Let’s not forget why these objective measures of company performance are set up pay rewards or bonuses to corporate executives. Once again, it is to fall into a tax loophole. In general, tax law only allows a deduction for compensation up to $1 million. However, there is an exception for performance-based compensation that meets certain requirements. For this reason, many corporate executives receive the bulk of their income from stock options and performance-based bonuses. It is not uncommon for sales people, which corporate executives must have many attributes of, to earn a large portion of their income through incentive based programs. However, when the bulk of a person’s compensation comes from performance-based programs, the person is more likely to behave unethically to obtain what they may consider their rightful compensation. This is why some retail companies have switched their sales people from commission-based compensation to salaried compensation. This will allow a company to promote and maintain better customer service, instead of pushing every possible sale, but not necessarily properly serving their customer base in the long term.

But realistically, the long-term performance of a company is not solely based upon the decisions made by corporate executives.

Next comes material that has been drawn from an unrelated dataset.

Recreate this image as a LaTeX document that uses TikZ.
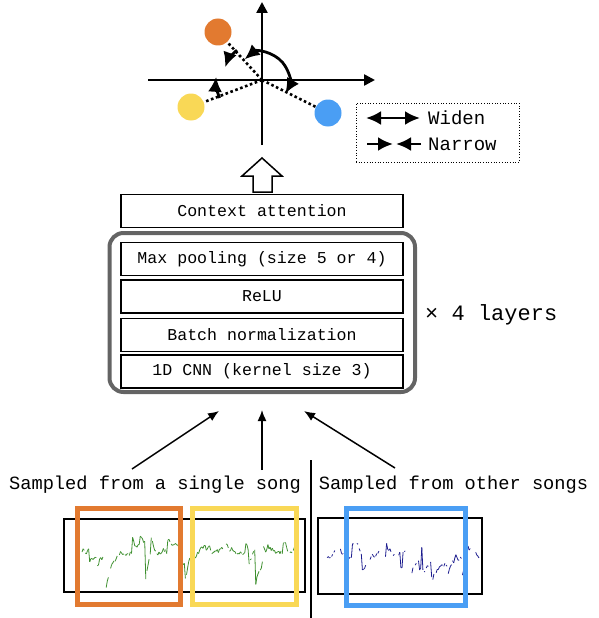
\documentclass[tikz,border=0pt]{standalone}
\usepackage{fontspec}
\setmainfont{Liberation Mono}
\usetikzlibrary{arrows.meta}
\definecolor{cOrange}{HTML}{E27A30}
\definecolor{cYellow}{HTML}{F9D856}
\definecolor{cBlue}{HTML}{4A9EF4}
\definecolor{cGray}{HTML}{646464}
\definecolor{cGreen}{HTML}{3D8F2E}
\definecolor{cNavy}{HTML}{1C1C8E}
\begin{document}
\begin{tikzpicture}[x=1pt,y=-1pt,
  box/.style={draw, line width=1.8pt, minimum width=282pt, minimum height=33pt, inner sep=0pt, font=\fontsize{16.6}{18}\selectfont},
  lbl/.style={inner sep=0pt, font=\fontsize{18.7}{20}\selectfont},
  leglbl/.style={inner sep=0pt, anchor=west, font=\fontsize{19}{21}\selectfont},
  axis/.style={line width=2.5pt, -{Triangle[length=11pt,width=11pt]}},
  vec/.style={line width=2.6pt, dash pattern=on 2.6pt off 2.6pt},
  dot/.style={circle, inner sep=0pt, minimum size=27pt},
  rot/.style={line width=2.8pt},
  tip/.style={-{Latex[length=15pt,width=14pt]}},
  dtip/.style={{Latex[length=15pt,width=14pt]}-{Latex[length=15pt,width=14pt]}},
  inarrow/.style={line width=1.5pt, -{Latex[length=11pt,width=9pt]}},
  wave/.style={line width=0.8pt},
  sel/.style={line width=5pt, inner sep=0pt},
  frame/.style={draw, line width=1.8pt, inner sep=0pt}
]
\useasboundingbox (0,0) rectangle (598,618);

% ---- embedding space ----
\coordinate (O) at (262,80);
\coordinate (xl) at (148,80);
\coordinate (xr) at (375,80);
\coordinate (yb) at (262,145);
\coordinate (yt) at (262,2);
\draw[axis] (xl) -- (xr);
\draw[axis] (yb) -- (yt);
\node[dot, fill=cOrange] (or) at (218,32) {};
\node[dot, fill=cYellow] (ye) at (191,107) {};
\node[dot, fill=cBlue] (bl) at (328,113) {};
\draw[vec] (O) -- (or);
\draw[vec] (O) -- (ye);
\draw[vec] (O) -- (bl);
% widen
\coordinate (wA) at ([shift={(-130:27)}]O);
\draw[rot, dtip] (wA) arc[start angle=-130, end angle=30, radius=27];
% narrow
\coordinate (nA) at ([shift={(-130:39)}]O);
\draw[rot, tip] (nA) arc[start angle=-130, end angle=-161, radius=39];
\coordinate (nB) at ([shift={(157:46)}]O);
\draw[rot, tip] (nB) arc[start angle=157, end angle=184, radius=46];

% ---- legend ----
\node[draw, dotted, line width=0.7pt, minimum width=163pt, minimum height=59pt, inner sep=0pt] (leg) at (437.5,132.5) {};
\node[leglbl] (wid) at (428,118) {Widen};
\node[leglbl] (nar) at (428,144) {Narrow};
\coordinate (w1) at (366,118);
\coordinate (w2) at (420,118);
\draw[rot, dtip] (w1) -- (w2);
\coordinate (n1) at (367,144);
\coordinate (n2) at (393,144);
\coordinate (n3) at (421,144);
\coordinate (n4) at (396,144);
\draw[rot, tip] (n1) -- (n2);
\draw[rot, tip] (n3) -- (n4);

% ---- hollow arrow ----
\draw[line width=1.5pt, fill=white] (253,192) -- (253,176) -- (242,176) -- (262,158) -- (282,176) -- (272,176) -- (272,192) -- cycle;

% ---- network ----
\node[box] (ctx) at (262,211) {Context attention};
\node[draw=cGray, line width=4pt, rounded corners=14pt, minimum width=305.5pt, minimum height=159pt, inner sep=0pt] (stack) at (262.25,312.5) {};
\node[box] (mp) at (262,259) {Max pooling (size 5 or 4)};
\node[box] (relu) at (262,296.5) {ReLU};
\node[box] (bn) at (262,335) {Batch normalization};
\node[box] (cnn) at (262,371.5) {1D CNN (kernel size 3)};
\node[inner sep=0pt, anchor=west, font=\fontsize{22}{24}\selectfont] (layers) at (425,315) {× 4 layers};

% ---- inputs ----
\node[lbl] (single) at (155,485) {Sampled from a single song};
\node[lbl] (other) at (453.5,485) {Sampled from other songs};
\coordinate (p1) at (132,469); \coordinate (q1) at (219,411);
\coordinate (p2) at (262,470); \coordinate (q2) at (262,410);
\coordinate (p3) at (395,468); \coordinate (q3) at (304,411);
\draw[inarrow] (p1) -- (q1);
\draw[inarrow] (p2) -- (q2);
\draw[inarrow] (p3) -- (q3);
\coordinate (d1) at (311,460);
\coordinate (d2) at (311,618);
\draw[line width=1.5pt] (d1) -- (d2);

% ---- waveforms ----
\node[frame, minimum width=241pt, minimum height=73pt] (wl) at (184.5,555.5) {};
\node[frame, minimum width=164pt, minimum height=76pt] (wr) at (400,556) {};

\pgfmathsetseed{11}
\xdef\wy{552}
\foreach \xa in {82,83.1,...,298}{
  \pgfmathsetmacro\ny{rnd<0.13 ? (rnd<0.5 ? 536+12*rnd : 560+28*rnd) : \wy+0.2*(552-\wy)+(rnd-0.5)*7}
  \pgfmathsetmacro\xb{\xa+1.1}
  \pgfmathtruncatemacro\vis{rnd<0.78 ? 1 : 0}
  \ifnum\vis=1 \draw[wave,cGreen] (\xa,\wy) -- (\xb,\ny);\fi
  \xdef\wy{\ny}
}
\pgfmathsetseed{5}
\xdef\wy{556}
\foreach \xa in {325,326.1,...,478}{
  \pgfmathsetmacro\ny{rnd<0.12 ? (rnd<0.55 ? 543+10*rnd : 566+14*rnd) : \wy+0.2*(556-\wy)+(rnd-0.5)*7}
  \pgfmathsetmacro\xb{\xa+1.1}
  \pgfmathtruncatemacro\vis{rnd<0.55 ? 1 : 0}
  \ifnum\vis=1 \draw[wave,cNavy] (\xa,\wy) -- (\xb,\ny);\fi
  \xdef\wy{\ny}
}

\node[sel, draw=cOrange, minimum width=103pt, minimum height=96pt] (so) at (128.5,556) {};
\node[sel, draw=cYellow, minimum width=104pt, minimum height=96pt] (sy) at (244,556) {};
\node[sel, draw=cBlue, minimum width=119pt, minimum height=97pt] (sb) at (405.5,556.5) {};
\end{tikzpicture}
\end{document}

It involves various aspects of the market economy, decisions made by employees, changes in the law, acts of God, etc. In sum, corporate executives often, not always, receive bonuses far above the value they have contributed to the company.

It is important to recognize that a good measurement of the value that corporate executives contribute to a company is hard to define. However, it is very apparent that the law allows compensation in ways and amounts that are often unethical and antithetical to the purpose of the employment of the executives. As such, we think that there should be public published guidelines for the levels of compensation that executives ought receive. Failure to adhere to these standards may not be a legal issue. But, at the same time, let the failure to adhere to these reasonable standards be publicized so that stockholders, employees, consumers, and businesses will know that the company may be being looted, as measured by some commonly accepted and hammered-out standards.

A decade or two ago the Japanese were observed looking askance at the ratio of top-management compensation to lowly-worker compensation, citing their own lower ratio. This raised eyebrow makes sense, and it's a pity that more hasn't been done to bring a little attention to it. In addition, in a report entitled Executive Excess 2002, by the Institute for Policy Studies and United for a Fair Economy, found that the current approach to compensation encourages excessive risk-taking and the widespread adoption of aggressive accounting techniques that blur the truth and overstate earnings, but boost CEO pay. To view this report in it's entirety: http://www.faireconomy.org/press/2002/EE2002.pdf We currently have ISO 9000. And we have pointed out some of the more common problems, and suggested some solutions herein. It’s time to set some public standards and guidelines for corporate compensation. We are not suggesting some draconian overly egalitarian standard, but some very general standards to rule out the more particularly egregious levels of legal corporate looting that far too many companies allow.